STATED TASK
From the listing below, restate word for word the lines from the line containing "Generate a Python" down through the line containing "showlegend=False))". Exclude pictures.

Data extracted from a collection:
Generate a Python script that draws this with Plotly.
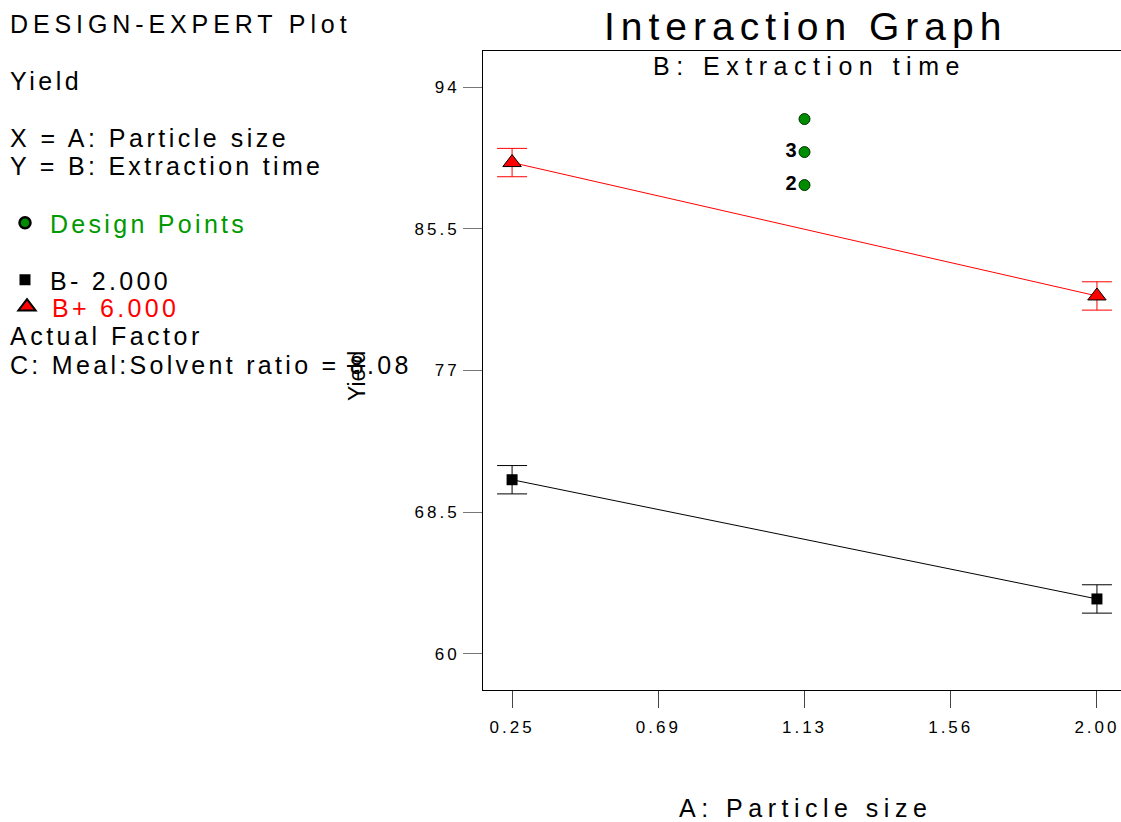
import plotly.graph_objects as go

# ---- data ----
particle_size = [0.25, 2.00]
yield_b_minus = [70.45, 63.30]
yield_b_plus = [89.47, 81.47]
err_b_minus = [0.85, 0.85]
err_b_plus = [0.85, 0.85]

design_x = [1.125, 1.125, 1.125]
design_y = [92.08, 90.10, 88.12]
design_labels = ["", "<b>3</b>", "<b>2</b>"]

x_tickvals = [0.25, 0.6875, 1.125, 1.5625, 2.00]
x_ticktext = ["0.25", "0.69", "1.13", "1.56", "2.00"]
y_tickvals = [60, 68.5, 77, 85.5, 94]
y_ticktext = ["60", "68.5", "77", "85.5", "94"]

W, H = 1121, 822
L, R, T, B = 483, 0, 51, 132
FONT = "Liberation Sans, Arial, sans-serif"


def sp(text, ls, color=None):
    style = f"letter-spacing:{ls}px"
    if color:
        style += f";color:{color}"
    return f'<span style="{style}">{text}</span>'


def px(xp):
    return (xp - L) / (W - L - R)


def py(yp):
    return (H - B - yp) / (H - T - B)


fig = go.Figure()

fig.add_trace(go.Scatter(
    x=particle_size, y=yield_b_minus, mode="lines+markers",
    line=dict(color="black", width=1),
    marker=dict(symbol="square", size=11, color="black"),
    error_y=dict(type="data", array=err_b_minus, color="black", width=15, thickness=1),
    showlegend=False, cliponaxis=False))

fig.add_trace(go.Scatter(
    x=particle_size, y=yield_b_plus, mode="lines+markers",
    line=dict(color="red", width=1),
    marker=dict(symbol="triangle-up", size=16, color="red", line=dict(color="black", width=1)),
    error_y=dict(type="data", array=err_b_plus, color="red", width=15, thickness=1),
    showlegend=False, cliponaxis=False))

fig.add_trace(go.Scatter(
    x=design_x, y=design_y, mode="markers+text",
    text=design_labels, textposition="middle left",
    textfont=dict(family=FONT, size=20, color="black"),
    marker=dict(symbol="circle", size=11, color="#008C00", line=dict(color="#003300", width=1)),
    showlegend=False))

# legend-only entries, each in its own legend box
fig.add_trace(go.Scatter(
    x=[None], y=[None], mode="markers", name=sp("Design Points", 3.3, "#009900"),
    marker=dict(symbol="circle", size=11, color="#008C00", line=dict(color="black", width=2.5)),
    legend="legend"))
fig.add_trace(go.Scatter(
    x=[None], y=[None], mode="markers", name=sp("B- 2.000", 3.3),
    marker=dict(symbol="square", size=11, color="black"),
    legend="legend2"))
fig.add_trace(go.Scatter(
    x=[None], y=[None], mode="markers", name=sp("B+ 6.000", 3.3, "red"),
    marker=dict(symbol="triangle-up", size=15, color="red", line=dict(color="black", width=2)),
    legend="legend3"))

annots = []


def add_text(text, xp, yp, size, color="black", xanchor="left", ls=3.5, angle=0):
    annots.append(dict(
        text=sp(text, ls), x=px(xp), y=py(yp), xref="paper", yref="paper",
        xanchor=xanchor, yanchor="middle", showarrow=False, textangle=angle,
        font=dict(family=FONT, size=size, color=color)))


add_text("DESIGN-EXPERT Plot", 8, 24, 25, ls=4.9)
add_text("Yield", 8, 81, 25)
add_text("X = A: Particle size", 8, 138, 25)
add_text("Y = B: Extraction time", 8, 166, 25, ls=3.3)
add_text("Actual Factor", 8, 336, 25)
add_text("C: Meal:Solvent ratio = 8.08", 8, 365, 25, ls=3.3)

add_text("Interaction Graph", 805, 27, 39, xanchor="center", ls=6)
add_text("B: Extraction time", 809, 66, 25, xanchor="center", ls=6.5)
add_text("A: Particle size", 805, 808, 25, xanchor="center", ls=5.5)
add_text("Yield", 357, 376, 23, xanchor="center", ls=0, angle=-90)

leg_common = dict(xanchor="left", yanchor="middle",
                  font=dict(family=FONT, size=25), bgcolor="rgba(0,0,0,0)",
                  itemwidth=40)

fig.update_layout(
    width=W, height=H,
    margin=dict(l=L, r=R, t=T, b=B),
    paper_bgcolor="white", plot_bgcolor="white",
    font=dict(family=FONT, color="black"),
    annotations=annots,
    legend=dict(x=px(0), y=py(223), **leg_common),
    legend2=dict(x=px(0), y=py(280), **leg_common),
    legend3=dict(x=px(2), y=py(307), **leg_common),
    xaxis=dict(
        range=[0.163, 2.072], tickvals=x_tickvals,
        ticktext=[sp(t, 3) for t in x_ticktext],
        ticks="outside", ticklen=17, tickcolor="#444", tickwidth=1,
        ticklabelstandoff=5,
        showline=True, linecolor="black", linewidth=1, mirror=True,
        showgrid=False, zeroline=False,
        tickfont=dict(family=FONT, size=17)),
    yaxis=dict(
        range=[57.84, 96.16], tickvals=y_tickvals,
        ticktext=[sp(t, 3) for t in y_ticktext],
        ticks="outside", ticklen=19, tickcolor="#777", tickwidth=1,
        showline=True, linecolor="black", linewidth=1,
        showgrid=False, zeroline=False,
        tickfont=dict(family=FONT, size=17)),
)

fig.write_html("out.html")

==

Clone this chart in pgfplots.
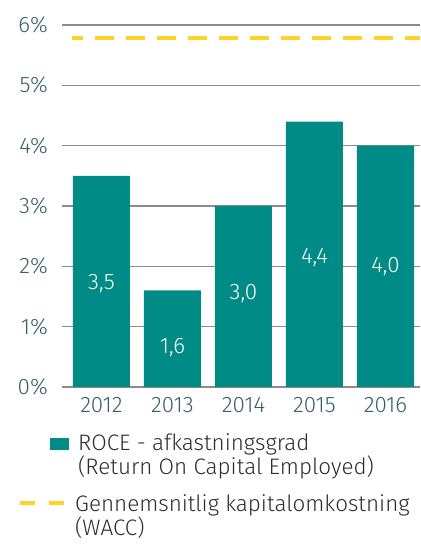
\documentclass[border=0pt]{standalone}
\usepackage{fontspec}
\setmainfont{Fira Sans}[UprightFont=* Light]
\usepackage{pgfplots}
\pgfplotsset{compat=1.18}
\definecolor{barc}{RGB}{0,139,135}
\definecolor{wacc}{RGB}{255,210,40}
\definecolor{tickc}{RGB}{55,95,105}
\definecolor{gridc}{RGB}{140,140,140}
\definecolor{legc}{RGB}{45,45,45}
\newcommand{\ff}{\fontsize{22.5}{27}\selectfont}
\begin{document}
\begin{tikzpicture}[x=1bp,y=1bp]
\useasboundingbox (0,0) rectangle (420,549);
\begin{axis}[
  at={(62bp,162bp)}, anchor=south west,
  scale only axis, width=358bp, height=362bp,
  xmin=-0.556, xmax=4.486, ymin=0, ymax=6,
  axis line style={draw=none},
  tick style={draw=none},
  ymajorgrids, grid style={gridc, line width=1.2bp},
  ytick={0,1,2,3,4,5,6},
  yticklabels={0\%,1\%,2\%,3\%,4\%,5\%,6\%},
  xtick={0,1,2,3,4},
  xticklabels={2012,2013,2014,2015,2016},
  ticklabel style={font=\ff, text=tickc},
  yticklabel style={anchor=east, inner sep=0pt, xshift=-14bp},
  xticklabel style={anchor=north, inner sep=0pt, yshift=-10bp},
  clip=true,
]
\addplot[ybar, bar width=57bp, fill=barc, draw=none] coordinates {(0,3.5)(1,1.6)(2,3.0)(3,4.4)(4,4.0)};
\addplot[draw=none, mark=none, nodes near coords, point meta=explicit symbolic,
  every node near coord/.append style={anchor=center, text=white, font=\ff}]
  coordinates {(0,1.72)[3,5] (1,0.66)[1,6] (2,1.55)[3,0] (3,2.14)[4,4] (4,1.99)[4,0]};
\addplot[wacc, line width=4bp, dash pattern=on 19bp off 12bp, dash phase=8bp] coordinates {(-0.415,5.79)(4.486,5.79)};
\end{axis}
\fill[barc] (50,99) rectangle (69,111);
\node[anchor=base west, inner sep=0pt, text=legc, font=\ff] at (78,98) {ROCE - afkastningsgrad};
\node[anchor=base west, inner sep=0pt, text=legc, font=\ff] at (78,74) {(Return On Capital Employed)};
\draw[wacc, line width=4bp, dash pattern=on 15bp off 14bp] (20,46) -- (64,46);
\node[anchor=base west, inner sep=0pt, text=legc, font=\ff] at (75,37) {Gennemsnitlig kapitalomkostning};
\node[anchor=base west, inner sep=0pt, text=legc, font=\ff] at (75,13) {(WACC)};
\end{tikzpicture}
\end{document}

--

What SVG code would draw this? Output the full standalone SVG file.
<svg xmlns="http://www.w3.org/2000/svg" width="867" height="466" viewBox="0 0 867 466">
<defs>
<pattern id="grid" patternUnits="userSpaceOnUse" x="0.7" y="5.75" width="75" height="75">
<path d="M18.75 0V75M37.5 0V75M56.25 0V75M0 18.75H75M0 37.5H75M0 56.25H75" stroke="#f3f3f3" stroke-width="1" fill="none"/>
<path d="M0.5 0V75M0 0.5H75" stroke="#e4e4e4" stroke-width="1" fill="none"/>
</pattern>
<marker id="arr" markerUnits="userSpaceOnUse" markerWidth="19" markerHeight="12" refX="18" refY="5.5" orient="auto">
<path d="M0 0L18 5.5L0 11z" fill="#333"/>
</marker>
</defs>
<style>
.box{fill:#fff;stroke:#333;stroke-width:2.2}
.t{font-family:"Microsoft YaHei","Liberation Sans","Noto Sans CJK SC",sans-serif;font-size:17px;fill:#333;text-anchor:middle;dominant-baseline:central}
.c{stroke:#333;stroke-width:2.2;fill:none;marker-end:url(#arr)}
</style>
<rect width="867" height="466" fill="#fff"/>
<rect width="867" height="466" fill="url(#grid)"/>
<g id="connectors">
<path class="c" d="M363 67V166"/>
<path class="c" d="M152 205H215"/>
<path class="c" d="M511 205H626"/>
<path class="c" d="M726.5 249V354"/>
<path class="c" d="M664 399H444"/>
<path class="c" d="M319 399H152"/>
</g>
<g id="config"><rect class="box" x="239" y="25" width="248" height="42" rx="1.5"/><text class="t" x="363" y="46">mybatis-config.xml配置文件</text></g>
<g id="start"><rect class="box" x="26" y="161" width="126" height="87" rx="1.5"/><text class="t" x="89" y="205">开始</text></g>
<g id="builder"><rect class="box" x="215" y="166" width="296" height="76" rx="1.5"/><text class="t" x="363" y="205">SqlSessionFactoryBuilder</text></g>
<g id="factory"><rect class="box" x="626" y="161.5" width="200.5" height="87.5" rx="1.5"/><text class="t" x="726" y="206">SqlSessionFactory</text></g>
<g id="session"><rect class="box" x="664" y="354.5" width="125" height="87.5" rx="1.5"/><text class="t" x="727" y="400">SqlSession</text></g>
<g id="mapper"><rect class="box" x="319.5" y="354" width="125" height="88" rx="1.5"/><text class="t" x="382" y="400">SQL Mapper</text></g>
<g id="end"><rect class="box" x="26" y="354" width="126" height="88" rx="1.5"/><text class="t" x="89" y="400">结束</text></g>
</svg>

EXERCISE RESPONSE
Generate a Python script that draws this with Plotly.
import plotly.graph_objects as go

# ---- data ----
particle_size = [0.25, 2.00]
yield_b_minus = [70.45, 63.30]
yield_b_plus = [89.47, 81.47]
err_b_minus = [0.85, 0.85]
err_b_plus = [0.85, 0.85]

design_x = [1.125, 1.125, 1.125]
design_y = [92.08, 90.10, 88.12]
design_labels = ["", "<b>3</b>", "<b>2</b>"]

x_tickvals = [0.25, 0.6875, 1.125, 1.5625, 2.00]
x_ticktext = ["0.25", "0.69", "1.13", "1.56", "2.00"]
y_tickvals = [60, 68.5, 77, 85.5, 94]
y_ticktext = ["60", "68.5", "77", "85.5", "94"]

W, H = 1121, 822
L, R, T, B = 483, 0, 51, 132
FONT = "Liberation Sans, Arial, sans-serif"


def sp(text, ls, color=None):
    style = f"letter-spacing:{ls}px"
    if color:
        style += f";color:{color}"
    return f'<span style="{style}">{text}</span>'


def px(xp):
    return (xp - L) / (W - L - R)


def py(yp):
    return (H - B - yp) / (H - T - B)


fig = go.Figure()

fig.add_trace(go.Scatter(
    x=particle_size, y=yield_b_minus, mode="lines+markers",
    line=dict(color="black", width=1),
    marker=dict(symbol="square", size=11, color="black"),
    error_y=dict(type="data", array=err_b_minus, color="black", width=15, thickness=1),
    showlegend=False, cliponaxis=False))

fig.add_trace(go.Scatter(
    x=particle_size, y=yield_b_plus, mode="lines+markers",
    line=dict(color="red", width=1),
    marker=dict(symbol="triangle-up", size=16, color="red", line=dict(color="black", width=1)),
    error_y=dict(type="data", array=err_b_plus, color="red", width=15, thickness=1),
    showlegend=False, cliponaxis=False))

fig.add_trace(go.Scatter(
    x=design_x, y=design_y, mode="markers+text",
    text=design_labels, textposition="middle left",
    textfont=dict(family=FONT, size=20, color="black"),
    marker=dict(symbol="circle", size=11, color="#008C00", line=dict(color="#003300", width=1)),
    showlegend=False))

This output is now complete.